Ora che in Direzione il segretario, Nicola Zingaretti, ha ufficializzato il sì del Pd, è praticamente definito il quadro delle posizioni dei vari partiti in vista del referendum confermativo dei prossimi 20 e 21 settembre sulla legge costituzionale che riduce il numero dei parlamentari.

Un appuntamento al quale quasi tutte le forze politiche si presentano schierate per il Sì o per la libertà di voto, ma, fatta eccezione per il Movimento 5 stelle che ne ha fatto un proprio cavallo di battaglia, si avvicinano senza particolare entusiasmo, preoccupate maggiormente delle elezioni regionali e comunali che si svolgeranno nelle stesse giornate, e con vari distinguo al proprio interno rispetto alla linea ufficiale.

Il fronte del No nel M5s

È il caso anche del M5s, dove non mancano parlamentari pronti a schierarsi per il No contro la netta indicazione del partito, ultimo in ordine di tempo oggi il senatore Matteo Mantero. Più problematica la situazione all'interno dell'altro partito di maggioranza, il Pd.

I politici dem contrari al taglio dei parlamentari

Di fronte alla proposta per il Sì avanzata in Direzione da Zingaretti e supportata dall'invito del capo della delegazione al governo, Dario Franceschini, al 'pacta sunt servanda' (rispetto all'alleato Cinquestelle e al proprio interno dopo il voto favorevole in Parlamento alla riforma), l'area Orfini ha deciso di non partecipare al voto sulla relazione del segretario, mentre l'ex tesoriere Dem, Luigi Zanda, l'ex presidente della Camera, Laura Boldrini, e Gianni Cuperlo hanno ribadito la loro contrarietà alla riduzione del numero dei parlamentari e quindi il No al referendum. Come quelli pesanti espressi da big Democratici, quali Romano Prodi, Arturo Parisi, Giuseppe Fioroni e Rosy Bindi, che nei giorni scorsi ha promosso un appello per il No.

La situazione in Forza Italia

Non meno fluida la situazione all'interno di Forza Italia.
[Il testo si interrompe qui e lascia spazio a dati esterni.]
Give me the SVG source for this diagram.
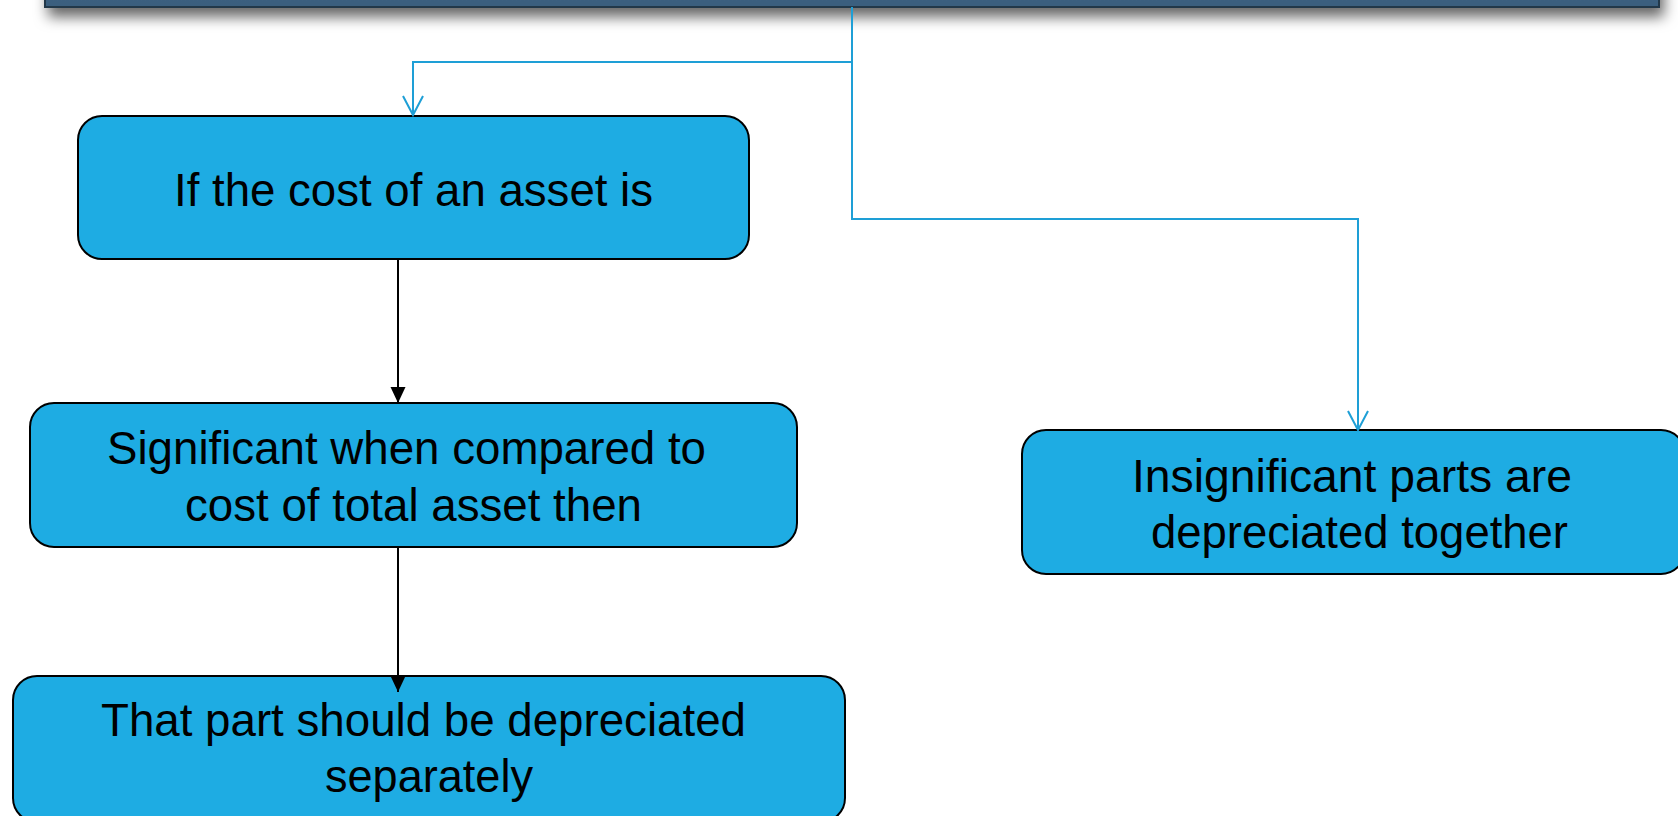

Silvio Berlusconi, dopo aver definito «demagogia» la riduzione del numero dei parlamentari senza una «riforma organica» della Costituzione, si è affrettato a pronunciarsi per la libertà di voto, alle prese con profonde divisioni all'interno del Movimento azzurro. Accanto a chi si schiera per il Sì, come la capogruppo alla Camera, Mariastella Gelmini, ci sono le posizioni contrapposte altrettanto ferme di Andrea Cangini e Simone Baldelli, tra i promotori del Comitato per il No, e di Renato Brunetta e Osvaldo Napoli.

Il Sì di Lega e Fratelli d’Italia

Restando nel centrodestra, se Fratelli d'Italia, pur senza particolari clamori, ha subito annunciato di essere a favore della riforma, anche dal segretario della Lega, Matteo Salvini, oggi è stato ribadito il Sì «per coerenza», anche se «questa riforma però doveva essere legata ad altre riforme». Parole che tuttavia finora non hanno convinto un big del partito come Claudio Borghi, già presidente della commissione Bilancio della Camera, contrario alla riduzione del numero dei parlamentari.

Anche su questa questione il leader del Carroccio si trova comunque in contrapposizione con il Movimento delle Sardine, da subito schierato per il No.

Le divisioni in Leu

Rimanendo nel campo del centrosinistra, da segnalare le divisioni in Leu, con Pierluigi Bersani per il Sì, al contrario dell'ex presidente del Senato, Pietro Grasso, e della deputata Rossella Muroni. Da sottolineare, sempre in Liberi e uguali, la posizione del ministro della Salute, Roberto Speranza, che dopo il Sì annunciato dal presidente del Consiglio, Giuseppe Conte, ha avvertito che «noi che stiamo al governo non dobbiamo politicizzare eccessivamente questo referendum. Dicevo queste cose il 4 dicembre del 2016, quando c'è stato il famoso referendum di Renzi».

Italia viva lascerà libertà di voto

Italia Viva lascerà libertà di voto, rispetto ad una riforma che l'ex premier non esita comunque a definire «uno spot, una proposta demagogica».

Pollice verso infine da Carlo Calenda, leader di Azione, e da Più Europa, che dopo il no della Corte costituzionale al ricorso contro l'election day ha deciso di rivolgersi alla Cedu.